Friday, November 24, 2006

A bacon and egg muffin - with onions!

I HEARD a little known story of Welsh history last night: The Aussie invasion of Caernarfon Castle. I am sure this has not been widely recorded, so keen students will no doubt be fascinated.
The story was told by an Aussie called Bob we met around the pool last night. "Where ya from, mate?" he inquired. When I told him that I'd travelled from Cardiff his eyes lit up. "Hey, I've been to Wales," he said.
The visit happened in 1981 when Bob and his wife took their camper van around the principality. When he arrived in the north of the country he decided it would be a good idea to try to drive into Caernarfon Castle. Big mistake. He crashed into a wall and ended up in the moat. It took us all about 10 minutes to stop ourselves laughing.
Met some good people out here. Last night the Kitchen Designer and I spent the evening by the pool knocking back a few cold ones and were joined by Aussie Bob and his mate Graham, who are from Newcastle, New South Wales, and an ageing Devon hippy with long straggly hair, a drop earring and a sunburnt nose, also called Graham. It was nice to actually find some time to relax and shoot the breeze with some interesting characters, and helped us take our mind of the cricket, which has been pretty disastrous as far as England are concerned.
It's led to a lot of Aussie crowing, and though the Barmy Army have tried to keep spirits up it is pretty hard going in the face of adversity.
At the Gabba cricket ground they have a notice that comes up on the scoreboard inviting anyone who feels a supporter in close proximity is causing a nuisance to text a message pointing out the offender. It has led to a number of people being removed from the ground, including the Barmy Army trumpeter who did nothing worse than cause an enjoyable atmosphere with his regular renditions of the Great Escape. Not one for the purists, I guess, but hardly an offence worthy of eviction.
It also got rid of the 10 face-painted Aussie schoolboys behind us who had somehow managed to get the day off to drink weak lager and shout obsenities at the England cricketers.
"Cam on, Harmison, bowl another wide you jerk."
"Harmison you're sh**, you are a liability."
"My mum could bowl better than that, Harmison."
Highly amusing to us English supporters who knew all the time that the guy fielding on the boundary in front of us was actually Matthew Hoggard.

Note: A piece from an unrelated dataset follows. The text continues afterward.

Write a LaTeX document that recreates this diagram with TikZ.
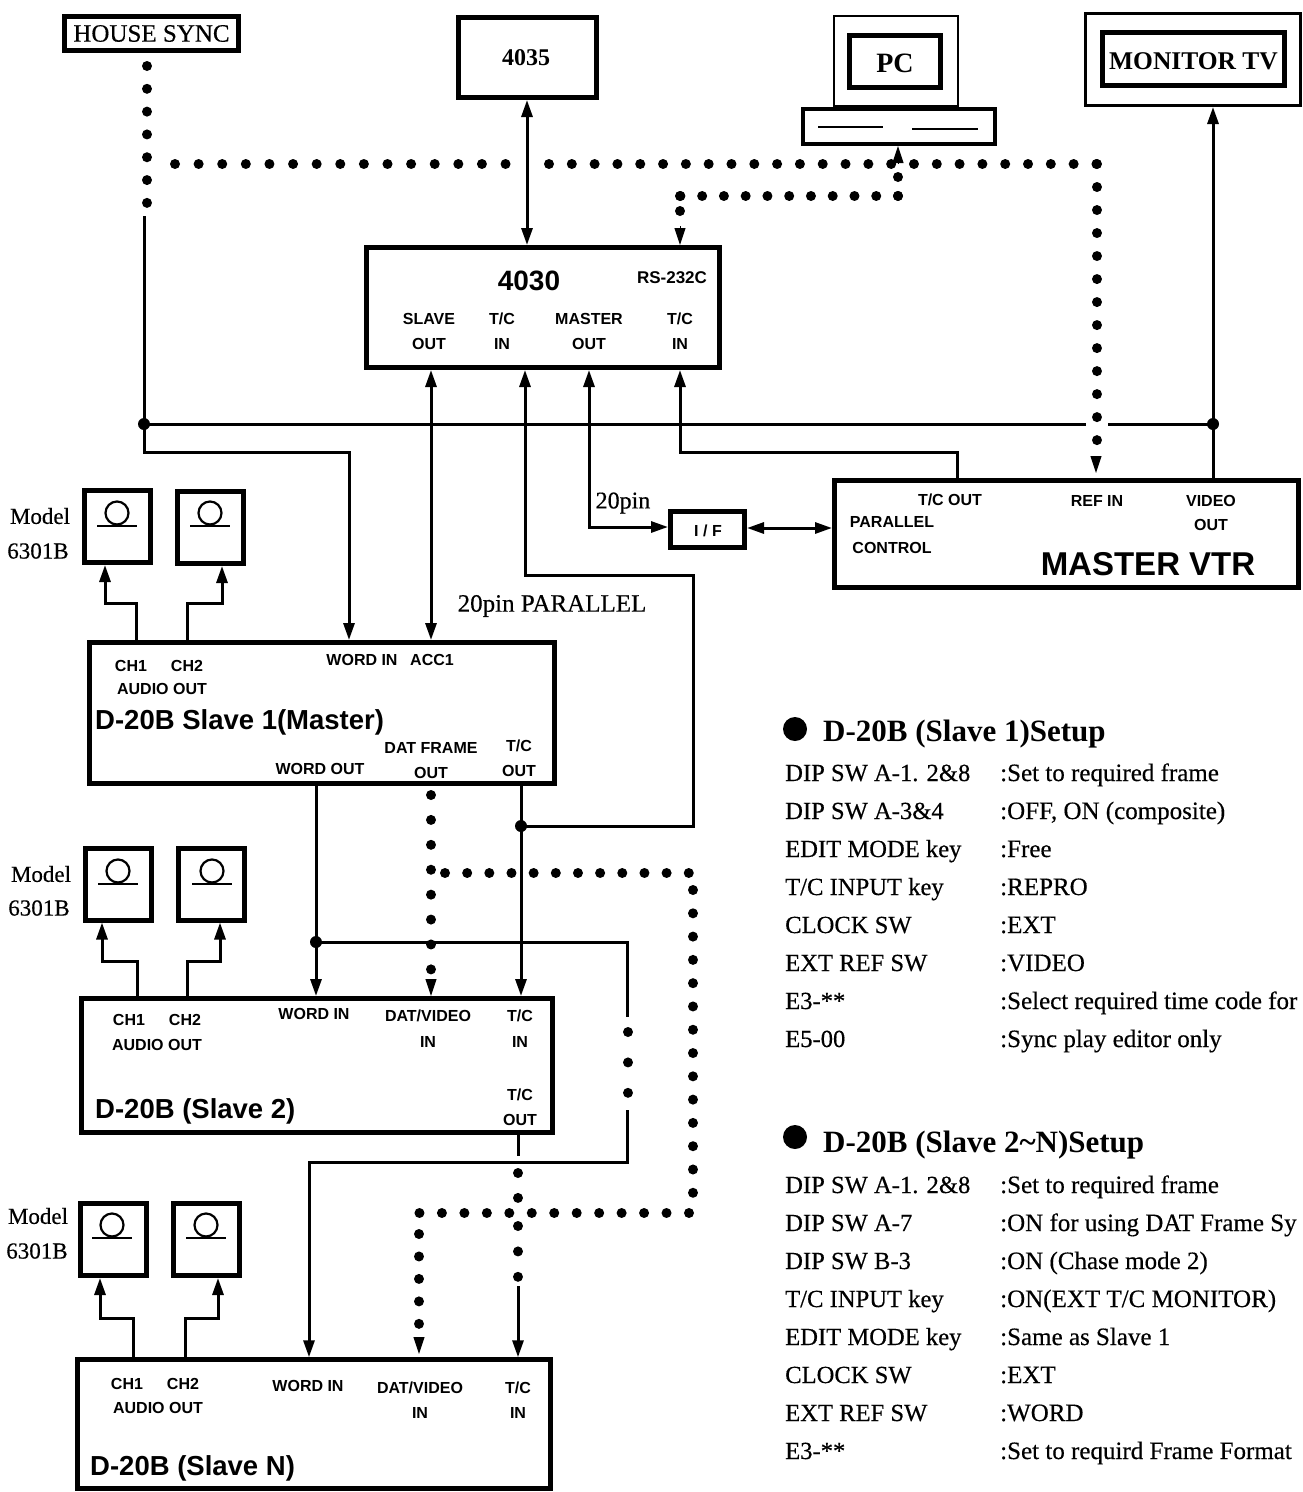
\documentclass[tikz,border=0pt]{standalone}
\usepackage{fontspec}
\usetikzlibrary{arrows.meta}
\setmainfont{Liberation Serif}[FakeBold=0.4,BoldFeatures={FakeBold=0}]
\newfontfamily\sansb{Liberation Sans}[BoldFont=* Bold]
\tikzset{
  x=1pt,y=-1pt,
  box/.style={draw=black,fill=white,rectangle,inner sep=0pt,line width=5pt},
  sz/.style n args={2}{minimum width=#1pt,minimum height=#2pt},
  sol/.style={draw=black,line width=3pt,line join=miter},
  tip/.style={-{Triangle[length=17pt,width=11pt]}},
  rtip/.style={{Triangle[length=17pt,width=11pt]}-},
  both/.style={{Triangle[length=17pt,width=11pt]}-{Triangle[length=17pt,width=11pt]}},
  dots/.style={draw=black,line width=10pt,line cap=round,dash pattern=on 0.01pt off #1pt},
  jn/.style={fill=black,circle,inner sep=0pt,minimum size=12pt},
  reel/.style={draw=black,circle,inner sep=0pt,minimum size=23pt,line width=2.2pt},
  reelbar/.style={draw=black,line width=2.2pt},
  lab/.style={inner sep=0pt,font=\sansb\bfseries\fontsize{16}{16}\selectfont},
  ttl/.style={inner sep=0pt,anchor=base west,font=\sansb\bfseries\fontsize{27.5}{28}\selectfont},
  ser/.style={inner sep=0pt,font=\fontsize{23}{23}\selectfont},
  hd/.style={inner sep=0pt,anchor=base west,font=\bfseries\fontsize{31}{31}\selectfont},
  rowl/.style={inner sep=0pt,anchor=base west,font=\fontsize{24.6}{25}\selectfont},
  rowv/.style={inner sep=0pt,anchor=base west,font=\fontsize{25}{25}\selectfont},
}
\begin{document}
\begin{tikzpicture}
\useasboundingbox (0,0) rectangle (1303,1492);
% device boxes
\node[box,sz={174}{34}] (house) at (151.5,33.5) {};
\node[box,sz={138}{80}] (b4035) at (527.5,57.5) {};
\node[box,line width=2.5pt,sz={124}{90}] (pcmon) at (896,61) {};
\node[box,sz={91}{52}] (pcin) at (895,61.5) {};
\node[box,line width=4pt,sz={192}{35}] (pcbase) at (899,126.5) {};
\node[box,line width=3pt,sz={215}{92}] (tvout) at (1193,59.5) {};
\node[box,sz={182}{53}] (tvin) at (1193.5,59) {};
\node[box,sz={353}{120}] (b4030) at (543,307.5) {};
\node[box,sz={74}{36}] (iface) at (707.5,529.5) {};
\node[box,sz={464}{107}] (vtr) at (1066.5,534) {};
\node[box,sz={465}{141}] (s1) at (322,713) {};
\node[box,sz={471}{134}] (s2) at (317,1065.5) {};
\node[box,sz={473}{129}] (sn) at (314,1424.25) {};
% speakers
\node[box,sz={66}{72}] (sp1a) at (117.5,526.5) {};
\node[box,sz={66}{72}] (sp1b) at (210.5,527.5) {};
\node[box,sz={66}{72}] (sp2a) at (118.5,884) {};
\node[box,sz={66}{72}] (sp2b) at (211.5,884) {};
\node[box,sz={66}{72}] (sp3a) at (113.5,1239.5) {};
\node[box,sz={66}{72}] (sp3b) at (206.5,1239.5) {};
\node[reel] (r1a) at (117,513) {};
\node[reel] (r1b) at (210,513) {};
\node[reel] (r2a) at (118,871) {};
\node[reel] (r2b) at (212,871) {};
\node[reel] (r3a) at (112,1225) {};
\node[reel] (r3b) at (206,1225) {};
\foreach \r in {r1a,r1b,r2a,r2b,r3a,r3b}{\draw[reelbar] (\r.south)+(-20,0) -- +(20,0);}
% PC keyboard slots
\coordinate (kA) at (818,127); \coordinate (kB) at (883,127);
\coordinate (kC) at (912,129); \coordinate (kD) at (978,129);
\draw[reelbar] (kA) -- (kB); \draw[reelbar] (kC) -- (kD);

% junctions
\coordinate (jSync) at (144,424);
\coordinate (jVid) at (1213,424);
\coordinate (jTC) at (521,826);
\coordinate (jWord) at (316,942);

% solid connectors
\coordinate (syncTop) at (144,216);
\draw[sol] (syncTop) -- (jSync);
\draw[sol] (jSync) -- (1086,424);
\draw[sol] (1108,424) -- (jVid);
\draw[sol,tip] (jSync) -- (144,452) -- (349,452) -- (s1.north -| 349,0);
\draw[sol,tip] (vtr.north -| 1213,0) -- (tvout.south -| 1213,0);
\draw[sol,both] (b4035.south -| 527,0) -- (b4030.north -| 527,0);
\draw[sol,both] (b4030.south -| 431,0) -- (s1.north -| 431,0);
\draw[sol,rtip] (b4030.south -| 525,0) -- (525,575) -- (693,575) -- (693,826) -- (jTC);
\draw[sol,both] (b4030.south -| 589,0) -- (589,527) -- (iface.west |- 0,527);
\draw[sol,rtip] (b4030.south -| 680,0) -- (680,452) -- (957,452) -- (vtr.north -| 957,0);
\draw[sol,both] (iface.east |- 0,528) -- (vtr.west |- 0,528);
% audio outs
\draw[sol,tip] (s1.north -| 136,0) -- (136,603) -- (105,603) -- (sp1a.south -| 105,0);
\draw[sol,tip] (s1.north -| 187,0) -- (187,603) -- (222,603) -- (sp1b.south -| 222,0);
\draw[sol,tip] (s2.north -| 137,0) -- (137,961) -- (102,961) -- (sp2a.south -| 102,0);
\draw[sol,tip] (s2.north -| 187,0) -- (187,961) -- (220,961) -- (sp2b.south -| 220,0);
\draw[sol,tip] (sn.north -| 133,0) -- (133,1318) -- (100,1318) -- (sp3a.south -| 100,0);
\draw[sol,tip] (sn.north -| 185,0) -- (185,1318) -- (218,1318) -- (sp3b.south -| 218,0);
% word clock and time code chain
\draw[sol,tip] (s1.south -| 316,0) -- (s2.north -| 316,0);
\draw[sol] (jWord) -- (627,942) -- (627,1017);
\draw[sol,tip] (627,1110) -- (627,1162) -- (309,1162) -- (sn.north -| 309,0);
\draw[sol,tip] (s1.south -| 521,0) -- (s2.north -| 521,0);
\draw[sol] (s2.south -| 518,0) -- (518,1156);
\draw[sol,tip] (518,1286) -- (sn.north -| 518,0);
\node[jn] (jn1) at (jSync) {};
\node[jn] (jn2) at (jVid) {};
\node[jn] (jn3) at (jTC) {};
\node[jn] (jn4) at (jWord) {};

% dotted connectors
\draw[dots=22.8] (147,66) -- (147,203);
\draw[dots=23.6] (175,164) -- (506,164);
\draw[dots=22.8] (549,164) -- (1097,164);
\draw[dots=23] (1097,164) -- (1097,441);
\draw[dots=18.9] (898,177) -- (898,196);
\draw[dots=21.75] (898,196) -- (680,196);
\draw[dots=15] (680,196) -- (680,212);
\draw[dots=24.9] (431,795) -- (431,970);
\draw[dots=22.15] (445,873) -- (689,873);
\draw[dots=23.28] (693,890) -- (693,1193);
\draw[dots=22.45] (689,1213) -- (419,1213);
\draw[dots=22.45] (419,1234) -- (419,1324);
\draw[dots=30.4] (628,1032) -- (628,1093);
\draw[dots=24.9] (518,1173) -- (518,1198);
\draw[dots=25.4] (518,1226) -- (518,1277);
% arrowheads of the dotted runs
\draw[tip,line width=1pt] (898,164) -- (pcbase.south -| 898,0);
\draw[tip,line width=1pt] (680,226) -- (b4030.north -| 680,0);
\coordinate (refTip) at (1096,473);
\draw[tip,line width=1pt] (1096,456) -- (refTip);
\draw[tip,line width=1pt] (431,979) -- (s2.north -| 431,0);
\coordinate (datTip) at (419,1354);
\draw[tip,line width=1pt] (419,1337) -- (datTip);

% titles in the top row
\node[inner sep=0pt,font=\fontsize{25}{25}\selectfont] (tHouse) at (house) {HOUSE SYNC};
\node[inner sep=0pt,font=\bfseries\fontsize{24}{24}\selectfont] (t4035) at (526,58) {4035};
\node[inner sep=0pt,font=\bfseries\fontsize{28}{28}\selectfont] (tPC) at (895,63) {PC};
\node[inner sep=0pt,font=\bfseries\fontsize{25.5}{26}\selectfont] (tTV) at (1193.5,61) {MONITOR TV};
% 4030
\node[inner sep=0pt,font=\sansb\bfseries\fontsize{28}{28}\selectfont] (t4030) at (529,281) {4030};
\node[inner sep=0pt,font=\sansb\bfseries\fontsize{17}{17}\selectfont] (tRS) at (672,278) {RS-232C};
\node[lab] (a1) at (429,319) {SLAVE};
\node[lab] (a2) at (429,344) {OUT};
\node[lab] (a3) at (502,319) {T/C};
\node[lab] (a4) at (502,344) {IN};
\node[lab] (a5) at (589,319) {MASTER};
\node[lab] (a6) at (589,344) {OUT};
\node[lab] (a7) at (680,319) {T/C};
\node[lab] (a8) at (680,344) {IN};
% VTR and interface
\node[lab] (v1) at (950,500) {T/C OUT};
\node[lab] (v2) at (1097,501) {REF IN};
\node[lab] (v3) at (1211,501) {VIDEO};
\node[lab] (v4) at (1211,525) {OUT};
\node[lab] (v5) at (892,522) {PARALLEL};
\node[lab] (v6) at (892,548) {CONTROL};
\node[inner sep=0pt,font=\sansb\bfseries\fontsize{33}{33}\selectfont] (tVTR) at (1148,564) {MASTER VTR};
\node[lab] (tIF) at (708,531) {I / F};
\node[inner sep=0pt,font=\fontsize{24}{24}\selectfont] (t20a) at (623,503) {20pin};
\node[inner sep=0pt,font=\fontsize{25}{25}\selectfont] (t20b) at (552,606) {20pin PARALLEL};
% Model labels
\node[ser] (m1) at (40,516) {Model};
\node[ser] (m2) at (38,551) {6301B};
\node[ser] (m3) at (41,874) {Model};
\node[ser] (m4) at (39,908) {6301B};
\node[ser] (m5) at (38,1216) {Model};
\node[ser] (m6) at (37,1251) {6301B};
% slave 1
\node[lab] (b1) at (131,666) {CH1};
\node[lab] (b2) at (187,666) {CH2};
\node[lab] (b3) at (162,689) {AUDIO OUT};
\node[lab] (b4) at (362,660) {WORD IN};
\node[lab] (b5) at (432,660) {ACC1};
\node[ttl] (b6) at (95,729) {D-20B Slave 1(Master)};
\node[lab] (b7) at (431,748) {DAT FRAME};
\node[lab] (b8) at (431,773) {OUT};
\node[lab] (b9) at (519,746) {T/C};
\node[lab] (b10) at (519,771) {OUT};
\node[lab] (b11) at (320,769) {WORD OUT};
% slave 2
\node[lab] (c1) at (129,1020) {CH1};
\node[lab] (c2) at (185,1020) {CH2};
\node[lab] (c3) at (157,1045) {AUDIO OUT};
\node[lab] (c4) at (314,1014) {WORD IN};
\node[lab] (c5) at (428,1016) {DAT/VIDEO};
\node[lab] (c6) at (428,1042) {IN};
\node[lab] (c7) at (520,1016) {T/C};
\node[lab] (c8) at (520,1042) {IN};
\node[lab] (c9) at (520,1095) {T/C};
\node[lab] (c10) at (520,1120) {OUT};
\node[ttl] (c11) at (95,1118) {D-20B (Slave 2)};
% slave N
\node[lab] (d1) at (127,1384) {CH1};
\node[lab] (d2) at (183,1384) {CH2};
\node[lab] (d3) at (158,1408) {AUDIO OUT};
\node[lab] (d4) at (308,1386) {WORD IN};
\node[lab] (d5) at (420,1388) {DAT/VIDEO};
\node[lab] (d6) at (420,1413) {IN};
\node[lab] (d7) at (518,1388) {T/C};
\node[lab] (d8) at (518,1413) {IN};
\node[ttl] (d9) at (90,1475) {D-20B (Slave N)};

% setup 1
\node[fill=black,circle,inner sep=0pt,minimum size=24pt] (bul1) at (795,729) {};
\node[hd] (h1) at (823,741) {D-20B (Slave 1)Setup};
\node[rowl] (p1) at (785,781) {DIP SW A-1. 2\&8};
\node[rowv] (q1) at (1000,781) {:Set to required frame};
\node[rowl] (p2) at (785,819) {DIP SW A-3\&4};
\node[rowv] (q2) at (1000,819) {:OFF, ON (composite)};
\node[rowl] (p3) at (785,857) {EDIT MODE key};
\node[rowv] (q3) at (1000,857) {:Free};
\node[rowl] (p4) at (785,895) {T/C INPUT key};
\node[rowv] (q4) at (1000,895) {:REPRO};
\node[rowl] (p5) at (785,933) {CLOCK SW};
\node[rowv] (q5) at (1000,933) {:EXT};
\node[rowl] (p6) at (785,971) {EXT REF SW};
\node[rowv] (q6) at (1000,971) {:VIDEO};
\node[rowl] (p7) at (785,1009) {E3-**};
\node[rowv] (q7) at (1000,1009) {:Select required time code for};
\node[rowl] (p8) at (785,1047) {E5-00};
\node[rowv] (q8) at (1000,1047) {:Sync play editor only};
% setup 2
\node[fill=black,circle,inner sep=0pt,minimum size=24pt] (bul2) at (795,1137) {};
\node[hd] (h2) at (823,1152) {D-20B (Slave 2\textasciitilde N)Setup};
\node[rowl] (u1) at (785,1193) {DIP SW A-1. 2\&8};
\node[rowv] (w1) at (1000,1193) {:Set to required frame};
\node[rowl] (u2) at (785,1231) {DIP SW A-7};
\node[rowv] (w2) at (1000,1231) {:ON for using DAT Frame Sy};
\node[rowl] (u3) at (785,1269) {DIP SW B-3};
\node[rowv] (w3) at (1000,1269) {:ON (Chase mode 2)};
\node[rowl] (u4) at (785,1307) {T/C INPUT key};
\node[rowv] (w4) at (1000,1307) {:ON(EXT T/C MONITOR)};
\node[rowl] (u5) at (785,1345) {EDIT MODE key};
\node[rowv] (w5) at (1000,1345) {:Same as Slave 1};
\node[rowl] (u6) at (785,1383) {CLOCK SW};
\node[rowv] (w6) at (1000,1383) {:EXT};
\node[rowl] (u7) at (785,1421) {EXT REF SW};
\node[rowv] (w7) at (1000,1421) {:WORD};
\node[rowl] (u8) at (785,1459) {E3-**};
\node[rowv] (w8) at (1000,1459) {:Set to requird Frame Format};
\end{tikzpicture}
\end{document}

There are plenty of Brits out here and the Gashead away top got plenty of acknowledgement. I met one guy from Frome who claimed to remember me from Gashead games about seven years ago, even though I rarely attended then because I was working in London. Then there was the Bristol Sh*thead who told me the Barmy Army were chanting "Who are you?" in recognition of my Gashead shirt. And then there was the guy who said he was visiting as a guest of the Gasheads largest shareholder. Don't know if he was expecting a pat on the back but he got an earful over how the bloke should be spending more money on buying us new players.
Haven't really got into the eating experience as yet. Getting to the ground for a 10am start means a quick breakfast, yesterday morning's was a bacon and egg muffin which also contained onions, then something from one of the snack bars at lunch (Calamari and Chips made a nice change from pie and chips).
Decided to walk back from the ground yesterday and finally succeeded in finding the hotel, but my experience of flip flops is getting no better. I bought some in Dubai and now have a king-sized blister on each toe, plus the fact they regularly slip off when I am walking along. No doubt I will seriously damage something before long.
Added to that I walked almost the entire way to the ground yesterday before realising I actually had my shorts on the wrong way around. Even by my standards, which include wearing two entirely different shoes to work once, that is pretty incredible.
Anyway, off to the game in half an hour. First stop for some plasters and blisteeze at a chemist, I reckon.